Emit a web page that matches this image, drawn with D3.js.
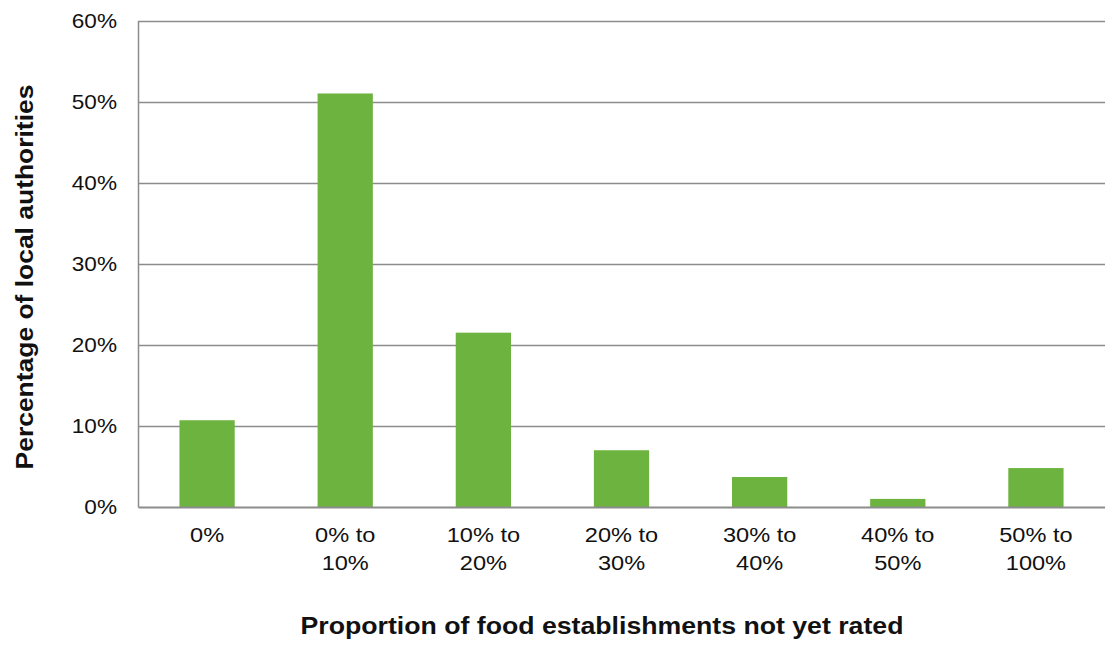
<!DOCTYPE html>
<html>
<head>
<meta charset="utf-8">
<script src="https://cdn.jsdelivr.net/npm/d3@7"></script>
<style>
  html, body { margin: 0; padding: 0; background: #fff; }
  svg { display: block; font-family: "Liberation Sans", Arial, sans-serif; }
</style>
</head>
<body>
<svg id="chart" width="1105" height="645"></svg>
<script>
// Share of local authorities by proportion of establishments not yet rated
const categories = [["0%"], ["0% to", "10%"], ["10% to", "20%"], ["20% to", "30%"], ["30% to", "40%"], ["40% to", "50%"], ["50% to", "100%"]];
const values = [10.7, 51.0, 21.5, 7.0, 3.7, 1.0, 4.8];
const yTicks = [0, 10, 20, 30, 40, 50, 60];

const svg = d3.select("#chart");
const width = 1105;
const plotLeft = 138, plotTop = 20.5, plotBottom = 507;
const stretch = 1.15;           // glyphs are drawn slightly wide
const fontFamily = "Liberation Sans, Arial, sans-serif";

const x = d3.scaleBand()
  .domain(d3.range(categories.length))
  .range([plotLeft, width])
  .paddingInner(0.6)
  .paddingOuter(0.3);

const y = d3.scaleLinear().domain([0, 60]).range([plotBottom, plotTop]);

// horizontal gridlines
svg.append("g")
  .selectAll("line")
  .data(yTicks.filter(d => d > 0))
  .join("line")
  .attr("x1", plotLeft).attr("x2", width)
  .attr("y1", d => Math.round(y(d)) + 0.5).attr("y2", d => Math.round(y(d)) + 0.5)
  .attr("stroke", "#8c8c8c").attr("stroke-width", 1.3);

// bars
svg.append("g")
  .selectAll("rect")
  .data(values)
  .join("rect")
  .attr("x", (d, i) => x(i))
  .attr("width", x.bandwidth())
  .attr("y", d => y(d))
  .attr("height", d => y(0) - y(d))
  .attr("fill", "#6db33f");

// y axis
const yAxis = svg.append("g")
  .attr("transform", `translate(${plotLeft},0)`)
  .call(d3.axisLeft(y).tickValues(yTicks).tickSize(0).tickFormat(""));
yAxis.select(".domain").attr("stroke", "#8c8c8c").attr("stroke-width", 1.5);
yAxis.selectAll(".tick")
  .append("text")
  .attr("transform", `translate(-21,0) scale(1.13,1)`)
  .attr("text-anchor", "end")
  .attr("dy", "0.34em")
  .attr("font-size", 20)
  .attr("font-family", fontFamily)
  .attr("fill", "#111")
  .text(d => d + "%");

// x axis
const xAxis = svg.append("g")
  .attr("transform", `translate(0,${plotBottom})`)
  .call(d3.axisBottom(x).tickSize(0).tickFormat(""));
xAxis.select(".domain").attr("stroke", "#8c8c8c").attr("stroke-width", 2);

xAxis.selectAll(".tick")
  .append("text")
  .attr("transform", `scale(${stretch},1)`)
  .attr("text-anchor", "middle")
  .attr("font-size", 20.5)
  .attr("fill", "#111")
  .attr("font-family", fontFamily)
  .each(function(d) {
    const t = d3.select(this);
    categories[d].forEach((line, k) => {
      t.append("tspan").attr("x", 0).attr("y", 35 + k * 28).text(line);
    });
  });

// axis titles
svg.append("text")
  .attr("transform", `translate(602,634) scale(1.16,1)`)
  .attr("text-anchor", "middle")
  .attr("font-size", 23).attr("font-weight", "bold").attr("fill", "#111")
  .text("Proportion of food establishments not yet rated");

svg.append("text")
  .attr("transform", `translate(33,277) rotate(-90) scale(1.15,1)`)
  .attr("text-anchor", "middle")
  .attr("font-size", 23).attr("font-weight", "bold").attr("fill", "#111")
  .text("Percentage of local authorities");
</script>
</body>
</html>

----------

Aim:
Exclude the images and reproduce the remaining data exactly.

Solution to this problem:
Emit a web page that matches this image, drawn with D3.js.
<!DOCTYPE html>
<html>
<head>
<meta charset="utf-8">
<script src="https://cdn.jsdelivr.net/npm/d3@7"></script>
<style>
  html, body { margin: 0; padding: 0; background: #fff; }
  svg { display: block; font-family: "Liberation Sans", Arial, sans-serif; }
</style>
</head>
<body>
<svg id="chart" width="1105" height="645"></svg>
<script>
// Share of local authorities by proportion of establishments not yet rated
const categories = [["0%"], ["0% to", "10%"], ["10% to", "20%"], ["20% to", "30%"], ["30% to", "40%"], ["40% to", "50%"], ["50% to", "100%"]];
const values = [10.7, 51.0, 21.5, 7.0, 3.7, 1.0, 4.8];
const yTicks = [0, 10, 20, 30, 40, 50, 60];

const svg = d3.select("#chart");
const width = 1105;
const plotLeft = 138, plotTop = 20.5, plotBottom = 507;
const stretch = 1.15;           // glyphs are drawn slightly wide
const fontFamily = "Liberation Sans, Arial, sans-serif";

const x = d3.scaleBand()
  .domain(d3.range(categories.length))
  .range([plotLeft, width])
  .paddingInner(0.6)
  .paddingOuter(0.3);

const y = d3.scaleLinear().domain([0, 60]).range([plotBottom, plotTop]);

// horizontal gridlines
svg.append("g")
  .selectAll("line")
  .data(yTicks.filter(d => d > 0))
  .join("line")
  .attr("x1", plotLeft).attr("x2", width)
  .attr("y1", d => Math.round(y(d)) + 0.5).attr("y2", d => Math.round(y(d)) + 0.5)
  .attr("stroke", "#8c8c8c").attr("stroke-width", 1.3);

// bars
svg.append("g")
  .selectAll("rect")
  .data(values)
  .join("rect")
  .attr("x", (d, i) => x(i))
  .attr("width", x.bandwidth())
  .attr("y", d => y(d))
  .attr("height", d => y(0) - y(d))
  .attr("fill", "#6db33f");

// y axis
const yAxis = svg.append("g")
  .attr("transform", `translate(${plotLeft},0)`)
  .call(d3.axisLeft(y).tickValues(yTicks).tickSize(0).tickFormat(""));
yAxis.select(".domain").attr("stroke", "#8c8c8c").attr("stroke-width", 1.5);
yAxis.selectAll(".tick")
  .append("text")
  .attr("transform", `translate(-21,0) scale(1.13,1)`)
  .attr("text-anchor", "end")
  .attr("dy", "0.34em")
  .attr("font-size", 20)
  .attr("font-family", fontFamily)
  .attr("fill", "#111")
  .text(d => d + "%");

// x axis
const xAxis = svg.append("g")
  .attr("transform", `translate(0,${plotBottom})`)
  .call(d3.axisBottom(x).tickSize(0).tickFormat(""));
xAxis.select(".domain").attr("stroke", "#8c8c8c").attr("stroke-width", 2);

xAxis.selectAll(".tick")
  .append("text")
  .attr("transform", `scale(${stretch},1)`)
  .attr("text-anchor", "middle")
  .attr("font-size", 20.5)
  .attr("fill", "#111")
  .attr("font-family", fontFamily)
  .each(function(d) {
    const t = d3.select(this);
    categories[d].forEach((line, k) => {
      t.append("tspan").attr("x", 0).attr("y", 35 + k * 28).text(line);
    });
  });

// axis titles
svg.append("text")
  .attr("transform", `translate(602,634) scale(1.16,1)`)
  .attr("text-anchor", "middle")
  .attr("font-size", 23).attr("font-weight", "bold").attr("fill", "#111")
  .text("Proportion of food establishments not yet rated");

svg.append("text")
  .attr("transform", `translate(33,277) rotate(-90) scale(1.15,1)`)
  .attr("text-anchor", "middle")
  .attr("font-size", 23).attr("font-weight", "bold").attr("fill", "#111")
  .text("Percentage of local authorities");
</script>
</body>
</html>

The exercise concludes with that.